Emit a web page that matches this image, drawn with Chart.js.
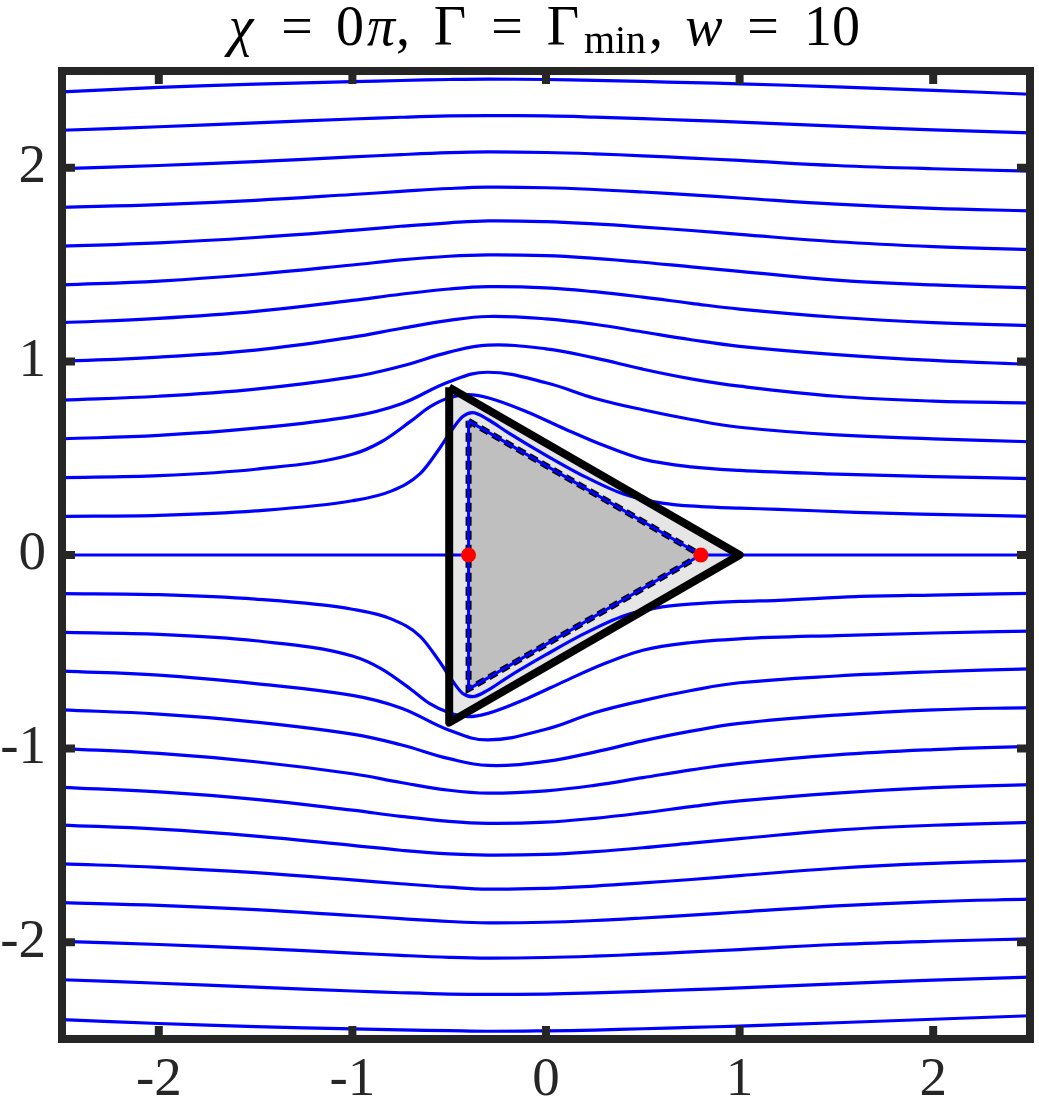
<!DOCTYPE html>
<html>
<head>
<meta charset="utf-8">
<script src="https://cdn.jsdelivr.net/npm/chart.js@4.4.0/dist/chart.umd.min.js"></script>
<style>
  html, body { margin: 0; padding: 0; background: #fff; }
  #wrap { width: 1039px; height: 1103px; }
</style>
</head>
<body>
<div id="wrap"><canvas id="myChart" width="1039" height="1103"></canvas></div>
<script>
// assi e tick
const tickVals = [-2, -1, 0, 1, 2]
const axisMin = -2.5
const axisMax = 2.5

// griglia x comune per le linee di flusso lontane dal corpo
const xGrid = [-2.5, -2, -1.5, -1, -0.75, -0.5, -0.3, 0, 0.25, 0.5, 0.75, 1, 1.5, 2, 2.5]

// linee di flusso sopra (partenza a sinistra y = 0.2 ... 2.4)
const y240 = [2.392, 2.415, 2.432, 2.445, 2.451, 2.456, 2.458, 2.456, 2.452, 2.446, 2.440, 2.434, 2.418, 2.400, 2.380]
const y220 = [2.194, 2.212, 2.232, 2.252, 2.261, 2.268, 2.270, 2.268, 2.262, 2.254, 2.245, 2.236, 2.215, 2.196, 2.180]
const y200 = [1.996, 2.012, 2.032, 2.056, 2.068, 2.078, 2.082, 2.079, 2.072, 2.062, 2.050, 2.038, 2.012, 1.995, 1.983]
const y180 = [1.796, 1.810, 1.832, 1.862, 1.878, 1.893, 1.900, 1.897, 1.888, 1.875, 1.860, 1.844, 1.812, 1.790, 1.778]
const y160 = [1.595, 1.612, 1.640, 1.677, 1.698, 1.716, 1.726, 1.722, 1.710, 1.694, 1.676, 1.656, 1.618, 1.593, 1.577]
const y140 = [1.395, 1.415, 1.450, 1.498, 1.524, 1.543, 1.550, 1.546, 1.532, 1.512, 1.488, 1.465, 1.420, 1.395, 1.380]
const y120 = [1.200, 1.222, 1.258, 1.315, 1.347, 1.374, 1.386, 1.380, 1.360, 1.332, 1.300, 1.270, 1.228, 1.200, 1.185]
const y100 = [1.000, 1.022, 1.058, 1.125, 1.170, 1.212, 1.232, 1.220, 1.192, 1.152, 1.112, 1.078, 1.035, 1.005, 0.985]
const y080 = [0.800, 0.820, 0.857, 0.920, 0.975, 1.048, 1.084, 1.065, 1.018, 0.960, 0.910, 0.872, 0.820, 0.795, 0.785]
const y060 = [0.600, 0.618, 0.655, 0.716, 0.780, 0.895, 0.944, 0.890, 0.810, 0.750, 0.700, 0.660, 0.620, 0.600, 0.585]

// le due linee vicine al triangolo hanno punti propri
const x040 = [-2.5, -2, -1.5, -1, -0.85, -0.7, -0.6, -0.5, -0.4, -0.3, -0.1, 0.1, 0.3, 0.5, 0.75, 1, 1.5, 2, 2.5]
const y040 = [0.400, 0.410, 0.443, 0.520, 0.585, 0.690, 0.765, 0.812, 0.828, 0.812, 0.740, 0.650, 0.565, 0.495, 0.455, 0.437, 0.418, 0.405, 0.395]
const x020 = [-2.5, -2, -1.5, -1, -0.8, -0.65, -0.55, -0.48, -0.43, -0.38, -0.3, -0.2, 0, 0.2, 0.4, 0.6, 0.8, 1, 1.2, 1.6, 2, 2.5]
const y020 = [0.200, 0.205, 0.228, 0.280, 0.330, 0.420, 0.550, 0.655, 0.715, 0.735, 0.700, 0.635, 0.515, 0.405, 0.315, 0.268, 0.250, 0.242, 0.236, 0.220, 0.210, 0.200]

// linee di flusso sotto
const yM020 = [-0.200, -0.205, -0.228, -0.280, -0.330, -0.420, -0.550, -0.655, -0.715, -0.732, -0.698, -0.633, -0.515, -0.405, -0.315, -0.268, -0.250, -0.240, -0.234, -0.215, -0.207, -0.198]
const yM040 = [-0.400, -0.410, -0.443, -0.522, -0.588, -0.692, -0.768, -0.815, -0.835, -0.818, -0.742, -0.650, -0.562, -0.492, -0.452, -0.433, -0.416, -0.403, -0.393]
const yM060 = [-0.600, -0.620, -0.664, -0.725, -0.790, -0.905, -0.955, -0.900, -0.815, -0.752, -0.700, -0.660, -0.625, -0.603, -0.588]
const yM080 = [-0.800, -0.822, -0.863, -0.925, -0.980, -1.052, -1.087, -1.066, -1.018, -0.960, -0.910, -0.870, -0.827, -0.800, -0.788]
const yM100 = [-1.000, -1.025, -1.068, -1.130, -1.175, -1.215, -1.230, -1.218, -1.190, -1.150, -1.110, -1.076, -1.032, -1.005, -0.988]
const yM120 = [-1.200, -1.224, -1.262, -1.318, -1.350, -1.376, -1.386, -1.380, -1.360, -1.332, -1.300, -1.270, -1.230, -1.202, -1.186]
const yM140 = [-1.395, -1.416, -1.452, -1.500, -1.525, -1.544, -1.550, -1.546, -1.532, -1.512, -1.488, -1.465, -1.421, -1.396, -1.381]
const yM160 = [-1.595, -1.613, -1.641, -1.678, -1.698, -1.716, -1.726, -1.722, -1.710, -1.694, -1.676, -1.656, -1.618, -1.593, -1.578]
const yM180 = [-1.796, -1.810, -1.832, -1.862, -1.878, -1.893, -1.900, -1.897, -1.888, -1.875, -1.860, -1.844, -1.812, -1.790, -1.778]
const yM200 = [-1.996, -2.012, -2.032, -2.056, -2.068, -2.078, -2.082, -2.079, -2.072, -2.062, -2.050, -2.038, -2.012, -1.995, -1.983]
const yM220 = [-2.194, -2.212, -2.232, -2.252, -2.261, -2.268, -2.270, -2.268, -2.262, -2.254, -2.245, -2.236, -2.215, -2.196, -2.180]
const yM240 = [-2.400, -2.420, -2.436, -2.448, -2.453, -2.457, -2.460, -2.458, -2.454, -2.447, -2.440, -2.433, -2.416, -2.398, -2.380]

// linea y = 0 (fino ai punti di ristagno)
const x0Left = [-2.5, -0.4]
const x0Right = [0.8, 2.5]
const y0 = [0, 0]

// triangolo esterno, triangolo interno (corpo) e punti di ristagno
const outerTriX = [-0.5, 1, -0.5, -0.5]
const outerTriY = [0.866, 0, -0.866, 0.866]
const innerTriX = [-0.4, 0.8, -0.4, -0.4]
const innerTriY = [0.693, 0, -0.693, 0.693]
const stagX = [-0.4, 0.8]
const stagY = [0, 0]

function pts(xs, ys) {
  return xs.map((x, i) => ({ x: x, y: ys[i] }))
}

// smooth = true -> curva con tension, altrimenti monotone (linee vicine al corpo)
function stream(xs, ys, smooth) {
  return {
    data: pts(xs, ys),
    showLine: true,
    borderColor: '#0000ff',
    borderWidth: 3.2,
    pointRadius: 0,
    cubicInterpolationMode: smooth ? 'default' : 'monotone',
    tension: smooth ? 0.4 : 0,
    fill: false,
    order: 4
  }
}

const farUp = [y240, y220, y200, y180, y160, y140, y120, y100, y080, y060]
const farDown = [yM240, yM220, yM200, yM180, yM160, yM140, yM120, yM100, yM080, yM060]

const datasets = []
// riempimenti in fondo
datasets.push({ data: pts(outerTriX, outerTriY), showLine: true, borderWidth: 0, pointRadius: 0, tension: 0, fill: 'shape', backgroundColor: '#e6e6e6', borderColor: 'rgba(0,0,0,0)', order: 7 })
datasets.push({ data: pts(innerTriX, innerTriY), showLine: true, borderWidth: 0, pointRadius: 0, tension: 0, fill: 'shape', backgroundColor: '#bfbfbf', borderColor: 'rgba(0,0,0,0)', order: 6 })
farUp.forEach(ys => datasets.push(stream(xGrid, ys, true)))
farDown.forEach(ys => datasets.push(stream(xGrid, ys, true)))
datasets.push(stream(x040, y040, false))
datasets.push(stream(x020, y020, false))
datasets.push(stream(x040, yM040, false))
datasets.push(stream(x020, yM020, false))
datasets.push(stream(x0Left, y0, false))
datasets.push(stream(x0Right, y0, false))
// bordo nero del triangolo esterno
datasets.push({ data: pts(outerTriX, outerTriY), showLine: true, borderColor: '#000000', borderWidth: 8, borderJoinStyle: 'round', pointRadius: 0, tension: 0, fill: false, order: 3 })
// bordo tratteggiato del corpo + linea di flusso psi = 0
datasets.push({ data: pts(innerTriX, innerTriY), showLine: true, borderColor: '#000000', borderWidth: 6, borderDash: [9, 5], pointRadius: 0, tension: 0, fill: false, order: 2 })
datasets.push({ data: pts(innerTriX, innerTriY), showLine: true, borderColor: '#0000ff', borderWidth: 3, borderJoinStyle: 'round', pointRadius: 0, tension: 0, fill: false, order: 1 })
// punti rossi
datasets.push({ data: pts(stagX, stagY), showLine: false, pointRadius: 7.5, pointBackgroundColor: '#ff0000', pointBorderWidth: 0, order: 0 })

// titolo in stile LaTeX, pezzo per pezzo (x = centro del glifo)
const titleParts = [
  { t: 'χ', it: true, x: 241 },
  { t: '=', x: 297 },
  { t: '0', x: 350 },
  { t: 'π', it: true, x: 381 },
  { t: ',', x: 403 },
  { t: 'Γ', x: 450 },
  { t: '=', x: 507 },
  { t: 'Γ', x: 563 },
  { t: 'min', x: 615, sub: true },
  { t: ',', x: 656 },
  { t: 'w', it: true, x: 704 },
  { t: '=', x: 763 },
  { t: '10', x: 832 }
]

const framePlugin = {
  id: 'frame',
  afterDraw(chart) {
    const ctx = chart.ctx
    const a = chart.chartArea
    const xs = chart.scales.x
    const ys = chart.scales.y
    ctx.save()
    ctx.strokeStyle = '#262626'
    ctx.lineWidth = 8
    ctx.lineCap = 'butt'
    // tick verso l'interno su tutti e 4 i lati
    tickVals.forEach(v => {
      const px = xs.getPixelForValue(v)
      const py = ys.getPixelForValue(v)
      ctx.beginPath()
      ctx.moveTo(px, a.bottom); ctx.lineTo(px, a.bottom - 13)
      ctx.moveTo(px, a.top); ctx.lineTo(px, a.top + 13)
      ctx.moveTo(a.left, py); ctx.lineTo(a.left + 13, py)
      ctx.moveTo(a.right, py); ctx.lineTo(a.right - 13, py)
      ctx.stroke()
    })
    ctx.lineJoin = 'miter'
    ctx.strokeRect(a.left, a.top, a.right - a.left, a.bottom - a.top)

    // titolo
    ctx.fillStyle = '#000000'
    ctx.textBaseline = 'alphabetic'
    ctx.textAlign = 'center'
    titleParts.forEach(p => {
      if (p.sub) {
        ctx.font = '40px "Liberation Serif", serif'
        ctx.fillText(p.t, p.x, 53)
      } else {
        ctx.font = (p.it ? 'italic ' : '') + '56px "Liberation Serif", serif'
        ctx.fillText(p.t, p.x, 45)
      }
    })
    ctx.restore()
  }
}

const ctx = document.getElementById('myChart').getContext('2d')
const myChart = new Chart(ctx, {
  type: 'scatter',
  data: { datasets: datasets },
  options: {
    responsive: false,
    animation: false,
    devicePixelRatio: 1,
    layout: { padding: { top: 71, right: 9, left: 0, bottom: 0 } },
    plugins: { legend: { display: false }, tooltip: { enabled: false } },
    scales: {
      x: {
        type: 'linear',
        min: axisMin,
        max: axisMax,
        afterBuildTicks: s => { s.ticks = tickVals.map(v => ({ value: v })) },
        afterFit: s => { s.height = 64 },
        grid: { display: false, drawTicks: false },
        border: { display: false },
        ticks: {
          padding: 9,
          color: '#262626',
          font: { family: '"Liberation Serif", serif', size: 55 },
          callback: v => String(v)
        }
      },
      y: {
        type: 'linear',
        min: axisMin,
        max: axisMax,
        afterBuildTicks: s => { s.ticks = tickVals.map(v => ({ value: v })) },
        afterFit: s => { s.width = 62 },
        grid: { display: false, drawTicks: false },
        border: { display: false },
        ticks: {
          padding: 16,
          color: '#262626',
          font: { family: '"Liberation Serif", serif', size: 55 },
          callback: v => String(v)
        }
      }
    }
  },
  plugins: [framePlugin]
})
</script>
</body>
</html>
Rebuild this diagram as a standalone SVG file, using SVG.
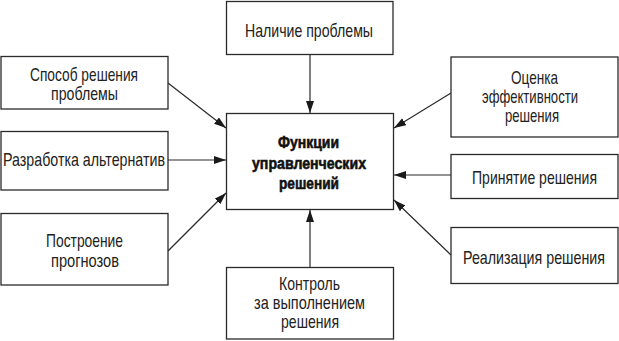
* * * *
Omit the pictures, then repeat exactly each line from the beginning of the listing through the line with "0.25, 0.5, 0.75, 1, 1.5, 2, 2.5]".

Emit a web page that matches this image, drawn with Chart.js.
<!DOCTYPE html>
<html>
<head>
<meta charset="utf-8">
<script src="https://cdn.jsdelivr.net/npm/chart.js@4.4.0/dist/chart.umd.min.js"></script>
<style>
  html, body { margin: 0; padding: 0; background: #fff; }
  #wrap { width: 1039px; height: 1103px; }
</style>
</head>
<body>
<div id="wrap"><canvas id="myChart" width="1039" height="1103"></canvas></div>
<script>
// assi e tick
const tickVals = [-2, -1, 0, 1, 2]
const axisMin = -2.5
const axisMax = 2.5

// griglia x comune per le linee di flusso lontane dal corpo
const xGrid = [-2.5, -2, -1.5, -1, -0.75, -0.5, -0.3, 0, 0.25, 0.5, 0.75, 1, 1.5, 2, 2.5]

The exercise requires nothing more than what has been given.